Completing a PhD is difficult. Within a city and a university recovering from a major earthquake sequence, general stress levels are become much higher and caring for some of the non-academic needs of doctoral scholars in this environment becomes critically important to these scholars to their scholarly success. Yet in the same situation, academic supervisors may be stretched to the limits of their capacity to care even just for doctoral scholars’ research training needs, let alone their broader pastoral care. The question, then, is academic supervisors, who are in the same challenging environment, may already be stretched to capacity. How, then do we increase capacity to provide care for doctoral scholars in this kind of environment? While it has been shown elsewhere that supportive and interactive department cultures are correlated with lower attrition rates, little work has been done on how exactly departments might go about in creating these supportive environments: the focus is generally on the individual actions of supervisors, or the individual quality and independence of students admitted. In this article, we suggest that a range of actors and contingencies are involved in journeying toward a more caring collective culture. We direct attention to the hybridity of an emerging “caring collective” emerging in the Department of Geography at the University of Canterbury. Following Callon and Rabeharisoa (2003), our caring collective is hybrid because the assembled actors are not only “students” and “staff”, but also bodies, technologies, objects, institutions and other nonhuman actors including tectonic plates and earthquakes. The concept of the hybrid caring collective is useful, we argue, as a way of understanding the distributed responsibility for the care of doctoral scholars, and as a way of stepping beyond the student/supervisor blame game.

This has now been corrected in both the print and online versions to:

Completing a PhD is difficult.
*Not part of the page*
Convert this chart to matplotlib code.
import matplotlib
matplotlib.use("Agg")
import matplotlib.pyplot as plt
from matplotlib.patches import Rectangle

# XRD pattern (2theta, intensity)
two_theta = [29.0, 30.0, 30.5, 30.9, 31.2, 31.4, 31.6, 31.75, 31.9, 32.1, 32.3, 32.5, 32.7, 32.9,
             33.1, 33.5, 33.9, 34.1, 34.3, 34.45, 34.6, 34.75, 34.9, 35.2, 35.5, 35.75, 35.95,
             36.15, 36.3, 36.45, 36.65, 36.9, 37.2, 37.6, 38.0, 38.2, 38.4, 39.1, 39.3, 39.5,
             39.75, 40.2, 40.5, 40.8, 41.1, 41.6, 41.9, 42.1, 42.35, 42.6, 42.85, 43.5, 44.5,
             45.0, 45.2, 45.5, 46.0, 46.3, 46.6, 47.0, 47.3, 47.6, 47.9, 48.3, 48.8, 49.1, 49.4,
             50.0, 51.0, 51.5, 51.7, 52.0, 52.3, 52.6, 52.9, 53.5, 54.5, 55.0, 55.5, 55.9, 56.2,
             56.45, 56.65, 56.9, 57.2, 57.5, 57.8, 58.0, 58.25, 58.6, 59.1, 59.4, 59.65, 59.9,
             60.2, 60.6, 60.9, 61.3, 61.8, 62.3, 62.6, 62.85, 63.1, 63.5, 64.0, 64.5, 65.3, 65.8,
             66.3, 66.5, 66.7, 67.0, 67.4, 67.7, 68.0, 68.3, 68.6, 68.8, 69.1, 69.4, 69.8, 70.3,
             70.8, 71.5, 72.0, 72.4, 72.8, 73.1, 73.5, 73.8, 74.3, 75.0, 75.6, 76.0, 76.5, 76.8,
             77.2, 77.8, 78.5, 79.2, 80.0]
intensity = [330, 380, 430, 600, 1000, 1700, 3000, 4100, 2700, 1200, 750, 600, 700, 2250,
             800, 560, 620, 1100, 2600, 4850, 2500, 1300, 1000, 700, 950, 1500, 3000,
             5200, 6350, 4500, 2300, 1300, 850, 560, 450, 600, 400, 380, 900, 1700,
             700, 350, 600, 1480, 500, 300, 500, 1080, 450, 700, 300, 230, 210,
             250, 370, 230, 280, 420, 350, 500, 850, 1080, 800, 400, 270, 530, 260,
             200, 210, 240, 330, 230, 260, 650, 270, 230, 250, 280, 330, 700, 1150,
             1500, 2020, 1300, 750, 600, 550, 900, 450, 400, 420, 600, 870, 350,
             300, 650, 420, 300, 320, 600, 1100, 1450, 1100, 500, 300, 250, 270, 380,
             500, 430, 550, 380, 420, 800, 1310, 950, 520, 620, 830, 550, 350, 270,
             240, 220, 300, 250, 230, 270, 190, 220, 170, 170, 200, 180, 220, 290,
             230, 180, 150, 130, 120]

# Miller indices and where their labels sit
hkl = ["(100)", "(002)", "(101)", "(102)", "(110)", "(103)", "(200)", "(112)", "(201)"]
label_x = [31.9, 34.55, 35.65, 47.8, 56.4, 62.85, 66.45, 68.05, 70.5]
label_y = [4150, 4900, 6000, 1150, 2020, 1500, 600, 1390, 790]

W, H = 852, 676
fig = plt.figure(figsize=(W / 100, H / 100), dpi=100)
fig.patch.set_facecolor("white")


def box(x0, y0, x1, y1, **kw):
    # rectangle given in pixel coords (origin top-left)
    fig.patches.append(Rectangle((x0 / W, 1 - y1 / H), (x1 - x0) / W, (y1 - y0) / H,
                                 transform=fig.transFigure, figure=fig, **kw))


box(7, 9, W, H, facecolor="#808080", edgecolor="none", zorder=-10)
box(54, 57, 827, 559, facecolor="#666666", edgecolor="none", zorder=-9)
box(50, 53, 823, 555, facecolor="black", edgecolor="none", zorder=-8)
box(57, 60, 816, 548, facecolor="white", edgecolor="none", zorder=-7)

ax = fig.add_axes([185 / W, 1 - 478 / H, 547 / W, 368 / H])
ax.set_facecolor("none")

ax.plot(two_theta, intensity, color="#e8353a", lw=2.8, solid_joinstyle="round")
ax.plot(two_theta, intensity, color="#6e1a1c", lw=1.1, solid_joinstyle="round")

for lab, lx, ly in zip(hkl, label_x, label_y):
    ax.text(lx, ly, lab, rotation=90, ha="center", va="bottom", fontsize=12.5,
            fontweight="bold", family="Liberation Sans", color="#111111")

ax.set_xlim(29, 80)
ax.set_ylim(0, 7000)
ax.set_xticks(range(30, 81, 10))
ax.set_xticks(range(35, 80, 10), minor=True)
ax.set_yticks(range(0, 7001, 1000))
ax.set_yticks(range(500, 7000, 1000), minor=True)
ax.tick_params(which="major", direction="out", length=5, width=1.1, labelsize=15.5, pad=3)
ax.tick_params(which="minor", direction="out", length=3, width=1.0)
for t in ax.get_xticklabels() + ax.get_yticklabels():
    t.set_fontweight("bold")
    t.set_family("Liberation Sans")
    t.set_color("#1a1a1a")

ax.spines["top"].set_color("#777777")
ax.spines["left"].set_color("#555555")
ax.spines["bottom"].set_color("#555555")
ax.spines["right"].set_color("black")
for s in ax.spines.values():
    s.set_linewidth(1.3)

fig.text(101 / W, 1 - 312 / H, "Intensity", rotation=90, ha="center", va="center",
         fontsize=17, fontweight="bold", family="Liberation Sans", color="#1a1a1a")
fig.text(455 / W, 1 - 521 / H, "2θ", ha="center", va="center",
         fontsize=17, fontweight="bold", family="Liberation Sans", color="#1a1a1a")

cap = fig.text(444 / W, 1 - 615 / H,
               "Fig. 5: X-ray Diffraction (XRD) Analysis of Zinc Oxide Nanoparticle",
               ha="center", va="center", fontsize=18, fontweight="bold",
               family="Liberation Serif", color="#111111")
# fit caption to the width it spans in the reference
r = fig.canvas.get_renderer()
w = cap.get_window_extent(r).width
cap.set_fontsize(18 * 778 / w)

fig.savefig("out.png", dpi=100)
Add a major earthquake sequence and general stress levels become much higher. Caring for some of the nonacademic needs of doctoral scholars in this environment becomes critical to their scholarly success. Yet academic supervisors, who are in the same challenging environment, may already be stretched to capacity. How, then do we increase care for doctoral scholars? While it has been shown elsewhere that supportive and interactive department cultures reduce attrition rates, little work has been done on how exactly departments might create these supportive environments: the focus is generally on the individual actions of supervisors, or the individual quality of students admitted. We suggest that a range of actors and contingencies are involved in journeying toward a more caring collective culture. We direct attention to the hybridity of an emerging “caring collective”, in which the assembled actors are not only “students” and “staff”, but also bodies, technologies, objects, institutions and other nonhuman actors including tectonic plates and earthquakes. The concept of the hybrid caring collective is useful, we argue, as a way of understanding the distributed responsibility for the care of doctoral scholars, and as a way of stepping beyond the student/supervisor blame game.

Taylor & Francis apologizes for this error.